Clint and I had a few discussions this weekend as to how to make our house bearable, without going into debt, and without duplicating too much work. We realized we’re all or none kind of people- he calls it stubborn, I called it optimistic. We get a vision in our head and it becomes that or nothing. Unfortunately in the case of our house there really is no all or none. The all would mean we’d have to turn around and sell it because we couldn’t afford the payments on any of the work we’d have done, and the none means that around every other Sunday one or the other of us is going to be lamenting the fact that we bought the house, and bought into the myth that we could actually afford to make it beautiful.

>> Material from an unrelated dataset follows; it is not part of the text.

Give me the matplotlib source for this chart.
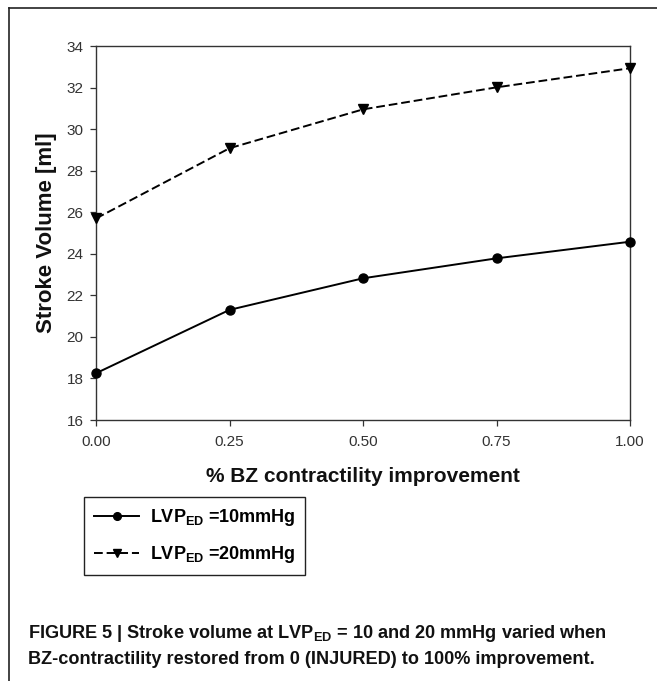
import matplotlib
matplotlib.use('Agg')
import matplotlib.pyplot as plt
from matplotlib.lines import Line2D

plt.rcParams['font.family'] = ['Liberation Sans', 'DejaVu Sans']
plt.rcParams['mathtext.fontset'] = 'custom'
plt.rcParams['mathtext.rm'] = 'Liberation Sans'
plt.rcParams['mathtext.bf'] = 'Liberation Sans:bold'

# data
improvement = [0.00, 0.25, 0.50, 0.75, 1.00]
sv_10mmhg = [18.25, 21.3, 22.82, 23.78, 24.58]
sv_20mmhg = [25.7, 29.08, 30.95, 32.01, 32.93]
x_ticks = [0.00, 0.25, 0.50, 0.75, 1.00]
y_ticks = [16, 18, 20, 22, 24, 26, 28, 30, 32, 34]
legend_labels = [r'LVP$_{\mathbf{ED}}$ =10mmHg', r'LVP$_{\mathbf{ED}}$ =20mmHg']

W, H = 657, 681
fig = plt.figure(figsize=(W / 100, H / 100), dpi=100)

# outer frame (top and left edges)
fig.add_artist(Line2D([9 / W, 9 / W], [0, 1 - 8 / H], color='#222222', lw=1.2,
                      transform=fig.transFigure))
fig.add_artist(Line2D([9 / W, 1], [1 - 8 / H, 1 - 8 / H], color='#222222', lw=1.2,
                      transform=fig.transFigure))

ax = fig.add_axes([96 / W, 1 - 420 / H, (630 - 96) / W, (420 - 46) / H])
l1, = ax.plot(improvement, sv_10mmhg, '-', color='black', lw=1.4,
              marker='o', markersize=6.5, clip_on=False, zorder=3)
l2, = ax.plot(improvement, sv_20mmhg, '--', color='black', lw=1.4,
              marker='v', markersize=7, dashes=(4.5, 2), clip_on=False, zorder=3)

ax.set_xlim(0, 1)
ax.set_ylim(16, 34)
ax.set_xticks(x_ticks)
ax.set_xticklabels(['%.2f' % v for v in x_ticks])
ax.set_yticks(y_ticks)
ax.tick_params(direction='out', length=4.5, width=0.9, labelsize=11, colors='#333333',
               pad=4.5)
ax.tick_params(axis='x', pad=6.5)
for s in ax.spines.values():
    s.set_linewidth(1.0)
    s.set_color('#333333')

ax.set_xlabel('% BZ contractility improvement', fontsize=15, labelpad=13,
              fontweight='bold', color='#111111')
ax.set_ylabel('Stroke Volume [ml]', fontsize=16, fontweight='bold', labelpad=7,
              color='#111111')

leg = fig.legend([l1, l2], legend_labels, loc='upper left',
                 bbox_to_anchor=(84 / W, 1 - 497 / H), frameon=True, fancybox=False,
                 edgecolor='#222222', framealpha=1, handlelength=2.5, handletextpad=0.6,
                 borderpad=0.55, labelspacing=0.9, borderaxespad=0, markerscale=0.85,
                 prop={'size': 13, 'weight': 'bold'})
leg.get_frame().set_linewidth(1.0)

cap_font = {'size': 13.1, 'weight': 'bold'}
fig.text(28 / W, 1 - 633 / H,
         r'FIGURE 5 | Stroke volume at LVP$_{\mathbf{ED}}$ = 10 and 20 mmHg varied when',
         va='center', ha='left', fontdict=cap_font, color='#111111')
fig.text(28 / W, 1 - 660 / H,
         'BZ-contractility restored from 0 (INJURED) to 100% improvement.',
         va='center', ha='left', fontdict=cap_font, color='#111111')

fig.savefig('out.png', dpi=100)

In the past our approach has been not to do anything twice- so with the bathroom for example, after tearing off the wallpaper, taking down the mirror, and making it look pretty much as bad as we could, we chose to abandon it until we were ready to gut the whole thing. Part of the painful lesson of all this has been realizing that we have to be realistic about our finances. I’m not sure if this is a part of youth or an aspect of our personalities but we both tend to hold on to the idea that around the corner there will be substantially more money. I think yesterday was the day that we confronted this head on and said ok, if not- then what. We came up with a middle ground for the bathroom for now- and we’re still working on ideas for the kitchen. It won’t be perfect, but neither will it look like it should be condemned. The whole goal is not to make it look like we ultimately want it to look, but to make it livable, and help us be able to live with the fact that yes we bought a house, no we really don’t have the money yet to do what we want to with it, but regardless- we’ll be ok.